One of the first words of wisdom I ever heard was the following. "Two out of three people make money in options: the broker and the specialist." What this really means is that you are the third person and the odd one out. Options trading can basically be looked at in two ways: either you are a speculator in the markets, or you are using options in a strategic way. The latter type of trading would encompass such trading strategies such as covered calls, time spreads, or hedging.
Covered calls are really the most basic type of trading for the novice. There are a couple of reasons for you to pursue this option. First and foremost would be if you were in need of some income on your portfolio. The buyer of the call will pay you a premium, or a dollar amount. This money is yours and you never have to give it back. The only drawback to this is the fact that if the stock makes a large upward move you will most likely not benefit from most of it. When the price of the stock goes above the price of the call you sold, you will lose your stock.

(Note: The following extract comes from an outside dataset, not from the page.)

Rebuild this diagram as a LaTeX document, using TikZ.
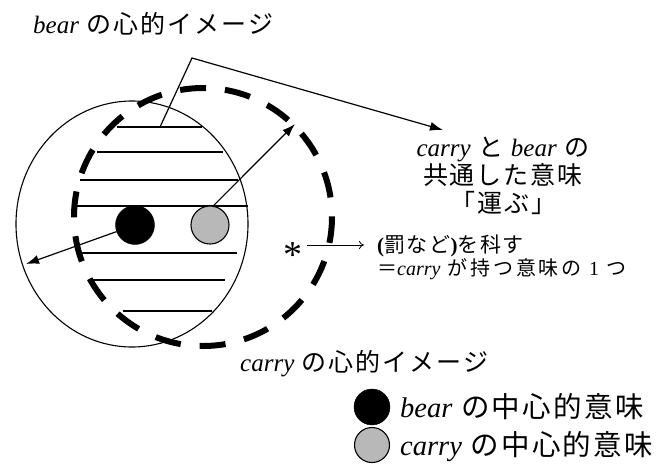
\documentclass[tikz,border=0pt]{standalone}
\usepackage{fontspec}
\setmainfont{Liberation Serif}
\newfontfamily\jp[LetterSpace=8]{Noto Sans CJK JP}
\newfontfamily\jpwide[LetterSpace=14]{Noto Sans CJK JP}
\usetikzlibrary{arrows.meta}
\newcommand\en[1]{{\rmfamily\itshape #1}}
\tikzset{
  thinline/.style={line width=1.1pt},
  stripe/.style={line width=1.1pt},
  carrycircle/.style={line width=6pt, dash pattern=on 26pt off 19pt},
  beardot/.style={circle, fill=black, draw=black, inner sep=0pt},
  carrydot/.style={circle, fill=black!28, draw=black, line width=1.1pt, inner sep=0pt},
  bigarrow/.style={line width=1.2pt, -{Latex[length=13pt,width=9pt]}},
  lbl/.style={inner sep=0pt, font=\jp\fontsize{25}{28}\selectfont},
  midlbl/.style={inner sep=0pt, font=\jp\fontsize{21}{24}\selectfont},
  smalllbl/.style={inner sep=0pt, font=\jpwide\fontsize{20}{22}\selectfont},
  leglbl/.style={inner sep=0pt, font=\jp\fontsize{28.5}{30}\selectfont},
}
\begin{document}
\begin{tikzpicture}[x=1pt,y=-1pt]
\useasboundingbox[fill=white] (0,0) rectangle (657,475);
% stripes
\draw[stripe] (117,127) -- (202,127);
\draw[stripe] (97,152) -- (223,152);
\draw[stripe] (80,180) -- (238,180);
\draw[stripe] (77,206) -- (248,206);
\draw[stripe] (82,253) -- (237,253);
\draw[stripe] (93,280) -- (225,280);
\draw[stripe] (123,311) -- (212,311);
% bear image (thin circle)
\draw[thinline] (132,224) ellipse [x radius=116, y radius=123];
% carry image (dashed circle)
\draw[carrycircle] (203,217) circle [radius=129];
% central meanings
\node[beardot, minimum size=39pt] (bdot) at (135,225) {};
\node[carrydot, minimum size=38pt] (gdot) at (210,225) {};
% arrows from dots
\coordinate (ltip) at (26,264);
\coordinate (rtip) at (295,124);
\draw[bigarrow] (bdot) -- (ltip);
\draw[bigarrow] (gdot.80) -- (rtip);
% line from stripe to common meaning
\coordinate (s1) at (160,127);
\coordinate (bend) at (192,58);
\coordinate (ctip) at (443,130);
\draw[bigarrow] (s1) -- (bend) -- (ctip);
% labels
\node[lbl, anchor=base west] (bearlbl) at (33,33) {\en{bear} の心的イメージ};
\node[lbl, align=center, anchor=center] (common) at (503,176)
  {\en{carry} と \en{bear} の\\共通した意味\\「運ぶ」};
\node[inner sep=0pt, font=\fontsize{38}{38}\selectfont] (star) at (293,255) {*};
\coordinate (sstart) at (307,245);
\coordinate (send) at (364,245);
\draw[line width=0.8pt, -{To[length=5pt,width=8pt]}] (sstart) -- (send);
\node[midlbl, anchor=base west] (punish) at (377,252) {{\rmfamily\bfseries (}罰など{\rmfamily\bfseries )}を科す};
\node[smalllbl, anchor=base west] (oneof) at (377,275) {＝\en{carry} が持つ意味の {\rmfamily 1} つ};
\node[lbl, anchor=base west] (carrylbl) at (240,371) {\en{carry} の心的イメージ};
% legend
\node[beardot, minimum size=36pt] (lb) at (372,407) {};
\node[carrydot, minimum size=35pt] (lc) at (372,445) {};
\node[leglbl, anchor=base west] (lbt) at (400,417) {\en{bear} の中心的意味};
\node[leglbl, anchor=base west] (lct) at (400,455) {\en{carry} の中心的意味};
\end{tikzpicture}
\end{document}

The second reason you may employ this strategy is if you are willing to sell your stock at a specific price. Instead of just putting a limit order to sell, you could sell the same covered call at the price for which you were looking to sell your stock, and receive the premium. The worst case scenario is that you sell your stock at the given price. The advantage to this, though, is the fact that you brought in some other money as a bonus in the meantime. Using options as a hedge is another strategy that makes a lot of sense, but most investors are wary to spend the money in this way.
Purchasing puts on your portfolio protects you against the downsides of the market. As markets retreat, the puts you have purchased on the stocks you own, or a benchmark such as the S & P 500, will increase in value, thus softening the overall losses in the portfolio. You can look at this as nothing more than buying insurance on an expensive car. Yet many investors drive portfolios worth hundreds of thousands of dollars with no insurance - this really makes little sense.
There are numerous ways to use options and there are many benefits that can be derived in this way. But be careful and try not let impulse drive your decisions.